**Aim:**
Carry none of the pictures over; set down the material below exactly.

**Information provided:**
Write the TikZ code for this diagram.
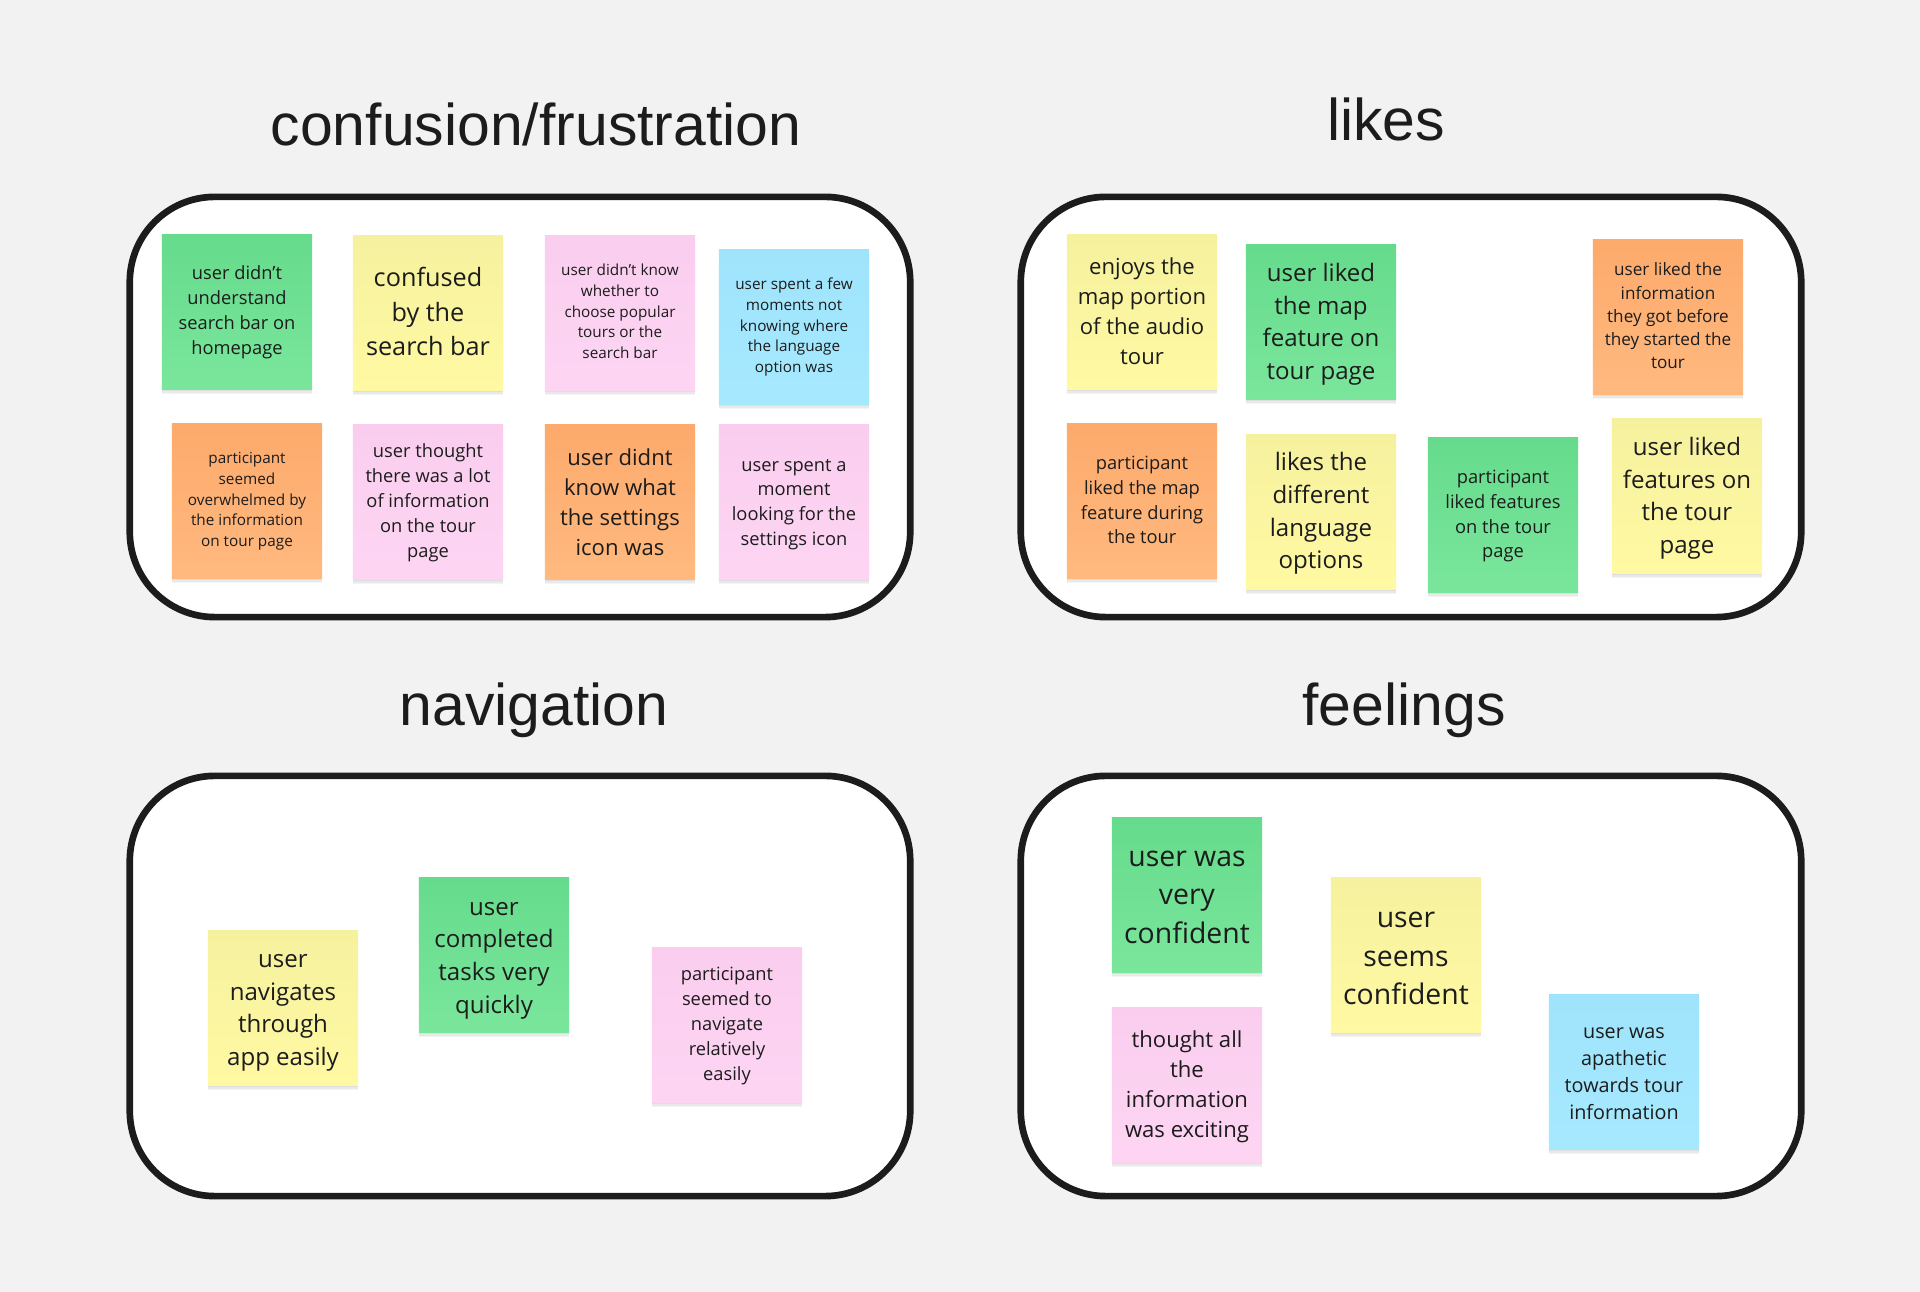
\documentclass[tikz,border=0pt]{standalone}
\usepackage{fontspec}
\setmainfont{Open Sans}
\newfontfamily\titlefont{Liberation Sans}
\usetikzlibrary{shadows}
\definecolor{pagebg}{HTML}{F2F2F2}
\definecolor{ink}{HTML}{1C1C1C}
\definecolor{greentop}{HTML}{66DB8C}
\definecolor{greenbot}{HTML}{7AE69C}
\definecolor{yellowtop}{HTML}{F6F19E}
\definecolor{yellowbot}{HTML}{FFF9A3}
\definecolor{pinktop}{HTML}{FACDEE}
\definecolor{pinkbot}{HTML}{FDD5F3}
\definecolor{bluetop}{HTML}{9FE4FC}
\definecolor{bluebot}{HTML}{A6E9FF}
\definecolor{orangetop}{HTML}{FDAA6C}
\definecolor{orangebot}{HTML}{FFB97F}
\newcommand{\nudge}[1]{\rule{0pt}{\dimexpr.7\baselineskip+#1\dimexpr.4pt\relax\relax}}
\tikzset{
  panel/.style={draw=ink,line width=1.9pt,fill=white,rounded corners=0.85cm,minimum width=7.8cm,minimum height=4.2cm},
  heading/.style={text=ink,font=\titlefont\fontsize{16.75}{20}\selectfont},
  softshadow/.style={drop shadow={shadow xshift=0pt,shadow yshift=#1,opacity=.045,fill=black}},
  note/.style={minimum width=1.5cm,minimum height=1.54cm,inner sep=0pt,align=center,text=ink,
    execute at end node=\strut,
    softshadow=-1.5pt,softshadow=-1pt,softshadow=-0.5pt},
  green/.style={note,top color=greentop,bottom color=greenbot},
  yellow/.style={note,top color=yellowtop,bottom color=yellowbot},
  pink/.style={note,top color=pinktop,bottom color=pinkbot},
  blue/.style={note,top color=bluetop,bottom color=bluebot},
  orange/.style={note,top color=orangetop,bottom color=orangebot},
  sizea/.style={font=\fontsize{4.35}{5.92}\selectfont},
  sizeb/.style={font=\fontsize{4.87}{6.62}\selectfont},
  sizec/.style={font=\fontsize{5.2}{7.07}\selectfont},
  sized/.style={font=\fontsize{5.63}{7.66}\selectfont},
  sizee/.style={font=\fontsize{6.28}{8.54}\selectfont},
  sizef/.style={font=\fontsize{6.84}{9.3}\selectfont},
  sizeg/.style={font=\fontsize{7.18}{9.76}\selectfont},
  sizeh/.style={font=\fontsize{8.07}{10.97}\selectfont}
}
\begin{document}
\begin{tikzpicture}[x=0.01cm,y=-0.01cm]
  \fill[pagebg] (0,0) rectangle (1920,1292);

  % the four frames
  \node[panel] (confusion) at (520,407) {};
  \node[panel] (likes) at (1411,407) {};
  \node[panel] (navigation) at (520,986) {};
  \node[panel] (feelings) at (1411,986) {};

  \node[heading] (confusionT) at (536,124) {confusion/frustration};
  \node[heading] (likesT) at (1386,119) {likes};
  \node[heading] (navigationT) at (534,710) {navigation};
  \node[heading] (feelingsT) at (1404,710) {feelings};

  % confusion/frustration
  \node[green,sizec] (c1) at (237,312) {\nudge{0}user didn't\\understand\\search bar on\\homepage};
  \node[yellow,sizeg] (c2) at (428,313) {\nudge{2}confused\\by the\\search bar};
  \node[pink,sizea] (c3) at (620,313) {\nudge{0}user didn't know\\whether to\\choose popular\\tours or the\\search bar};
  \node[blue,sizea] (c4) at (794,327) {\nudge{0}user spent a few\\moments not\\knowing where\\the language\\option was};
  \node[orange,sizea] (c5) at (247,501) {\nudge{0}participant\\seemed\\overwhelmed by\\the information\\on tour page};
  \node[pink,sizec] (c6) at (428,502) {\nudge{1}user thought\\there was a lot\\of information\\on the tour\\page};
  \node[orange,sizee] (c7) at (620,502) {\nudge{3}user didnt\\know what\\the settings\\icon was};
  \node[pink,sizec] (c8) at (794,502) {\nudge{2}user spent a\\moment\\looking for the\\settings icon};

  % likes
  \node[yellow,sizee] (l1) at (1142,312) {\nudge{2}enjoys the\\map portion\\of the audio\\tour};
  \node[green,sizef] (l2) at (1321,322) {\nudge{3}user liked\\the map\\feature on\\tour page};
  \node[orange,sizeb] (l3) at (1668,317) {\nudge{1}user liked the\\information\\they got before\\they started the\\tour};
  \node[orange,sizec] (l4) at (1142,501) {\nudge{1}participant\\liked the map\\feature during\\the tour};
  \node[yellow,sizef] (l5) at (1321,512) {\nudge{2}likes the\\different\\language\\options};
  \node[green,sizec] (l6) at (1503,515) {\nudge{1}participant\\liked features\\on the tour\\page};
  \node[yellow,sizef] (l7) at (1687,496) {\nudge{3}user liked\\features on\\the tour\\page};

  % navigation
  \node[yellow,sizef] (n1) at (283,1008) {\nudge{3}user\\navigates\\through\\app easily};
  \node[green,sizef] (n2) at (494,955) {\nudge{4}user\\completed\\tasks very\\quickly};
  \node[pink,sizec] (n3) at (727,1025) {\nudge{1}participant\\seemed to\\navigate\\relatively\\easily};

  % feelings
  \node[green,sizeh] (f1) at (1187,895) {\nudge{3}user was\\very\\confident};
  \node[yellow,sizeh] (f2) at (1406,955) {\nudge{5}user\\seems\\confident};
  \node[pink,sizee] (f3) at (1187,1085) {\nudge{2}thought all\\the\\information\\was exciting};
  \node[blue,sized] (f4) at (1624,1072) {\nudge{2}user was\\apathetic\\towards tour\\information};
\end{tikzpicture}
\end{document}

**Written response:**
Write the TikZ code for this diagram.
\documentclass[tikz,border=0pt]{standalone}
\usepackage{fontspec}
\setmainfont{Open Sans}
\newfontfamily\titlefont{Liberation Sans}
\usetikzlibrary{shadows}
\definecolor{pagebg}{HTML}{F2F2F2}
\definecolor{ink}{HTML}{1C1C1C}
\definecolor{greentop}{HTML}{66DB8C}
\definecolor{greenbot}{HTML}{7AE69C}
\definecolor{yellowtop}{HTML}{F6F19E}
\definecolor{yellowbot}{HTML}{FFF9A3}
\definecolor{pinktop}{HTML}{FACDEE}
\definecolor{pinkbot}{HTML}{FDD5F3}
\definecolor{bluetop}{HTML}{9FE4FC}
\definecolor{bluebot}{HTML}{A6E9FF}
\definecolor{orangetop}{HTML}{FDAA6C}
\definecolor{orangebot}{HTML}{FFB97F}
\newcommand{\nudge}[1]{\rule{0pt}{\dimexpr.7\baselineskip+#1\dimexpr.4pt\relax\relax}}
\tikzset{
  panel/.style={draw=ink,line width=1.9pt,fill=white,rounded corners=0.85cm,minimum width=7.8cm,minimum height=4.2cm},
  heading/.style={text=ink,font=\titlefont\fontsize{16.75}{20}\selectfont},
  softshadow/.style={drop shadow={shadow xshift=0pt,shadow yshift=#1,opacity=.045,fill=black}},
  note/.style={minimum width=1.5cm,minimum height=1.54cm,inner sep=0pt,align=center,text=ink,
    execute at end node=\strut,
    softshadow=-1.5pt,softshadow=-1pt,softshadow=-0.5pt},
  green/.style={note,top color=greentop,bottom color=greenbot},
  yellow/.style={note,top color=yellowtop,bottom color=yellowbot},
  pink/.style={note,top color=pinktop,bottom color=pinkbot},
  blue/.style={note,top color=bluetop,bottom color=bluebot},
  orange/.style={note,top color=orangetop,bottom color=orangebot},
  sizea/.style={font=\fontsize{4.35}{5.92}\selectfont},
  sizeb/.style={font=\fontsize{4.87}{6.62}\selectfont},
  sizec/.style={font=\fontsize{5.2}{7.07}\selectfont},
  sized/.style={font=\fontsize{5.63}{7.66}\selectfont},
  sizee/.style={font=\fontsize{6.28}{8.54}\selectfont},
  sizef/.style={font=\fontsize{6.84}{9.3}\selectfont},
  sizeg/.style={font=\fontsize{7.18}{9.76}\selectfont},
  sizeh/.style={font=\fontsize{8.07}{10.97}\selectfont}
}
\begin{document}
\begin{tikzpicture}[x=0.01cm,y=-0.01cm]
  \fill[pagebg] (0,0) rectangle (1920,1292);

  % the four frames
  \node[panel] (confusion) at (520,407) {};
  \node[panel] (likes) at (1411,407) {};
  \node[panel] (navigation) at (520,986) {};
  \node[panel] (feelings) at (1411,986) {};

  \node[heading] (confusionT) at (536,124) {confusion/frustration};
  \node[heading] (likesT) at (1386,119) {likes};
  \node[heading] (navigationT) at (534,710) {navigation};
  \node[heading] (feelingsT) at (1404,710) {feelings};

  % confusion/frustration
  \node[green,sizec] (c1) at (237,312) {\nudge{0}user didn't\\understand\\search bar on\\homepage};
  \node[yellow,sizeg] (c2) at (428,313) {\nudge{2}confused\\by the\\search bar};
  \node[pink,sizea] (c3) at (620,313) {\nudge{0}user didn't know\\whether to\\choose popular\\tours or the\\search bar};
  \node[blue,sizea] (c4) at (794,327) {\nudge{0}user spent a few\\moments not\\knowing where\\the language\\option was};
  \node[orange,sizea] (c5) at (247,501) {\nudge{0}participant\\seemed\\overwhelmed by\\the information\\on tour page};
  \node[pink,sizec] (c6) at (428,502) {\nudge{1}user thought\\there was a lot\\of information\\on the tour\\page};
  \node[orange,sizee] (c7) at (620,502) {\nudge{3}user didnt\\know what\\the settings\\icon was};
  \node[pink,sizec] (c8) at (794,502) {\nudge{2}user spent a\\moment\\looking for the\\settings icon};

  % likes
  \node[yellow,sizee] (l1) at (1142,312) {\nudge{2}enjoys the\\map portion\\of the audio\\tour};
  \node[green,sizef] (l2) at (1321,322) {\nudge{3}user liked\\the map\\feature on\\tour page};
  \node[orange,sizeb] (l3) at (1668,317) {\nudge{1}user liked the\\information\\they got before\\they started the\\tour};
  \node[orange,sizec] (l4) at (1142,501) {\nudge{1}participant\\liked the map\\feature during\\the tour};
  \node[yellow,sizef] (l5) at (1321,512) {\nudge{2}likes the\\different\\language\\options};
  \node[green,sizec] (l6) at (1503,515) {\nudge{1}participant\\liked features\\on the tour\\page};
  \node[yellow,sizef] (l7) at (1687,496) {\nudge{3}user liked\\features on\\the tour\\page};

  % navigation
  \node[yellow,sizef] (n1) at (283,1008) {\nudge{3}user\\navigates\\through\\app easily};
  \node[green,sizef] (n2) at (494,955) {\nudge{4}user\\completed\\tasks very\\quickly};
  \node[pink,sizec] (n3) at (727,1025) {\nudge{1}participant\\seemed to\\navigate\\relatively\\easily};

  % feelings
  \node[green,sizeh] (f1) at (1187,895) {\nudge{3}user was\\very\\confident};
  \node[yellow,sizeh] (f2) at (1406,955) {\nudge{5}user\\seems\\confident};
  \node[pink,sizee] (f3) at (1187,1085) {\nudge{2}thought all\\the\\information\\was exciting};
  \node[blue,sized] (f4) at (1624,1072) {\nudge{2}user was\\apathetic\\towards tour\\information};
\end{tikzpicture}
\end{document}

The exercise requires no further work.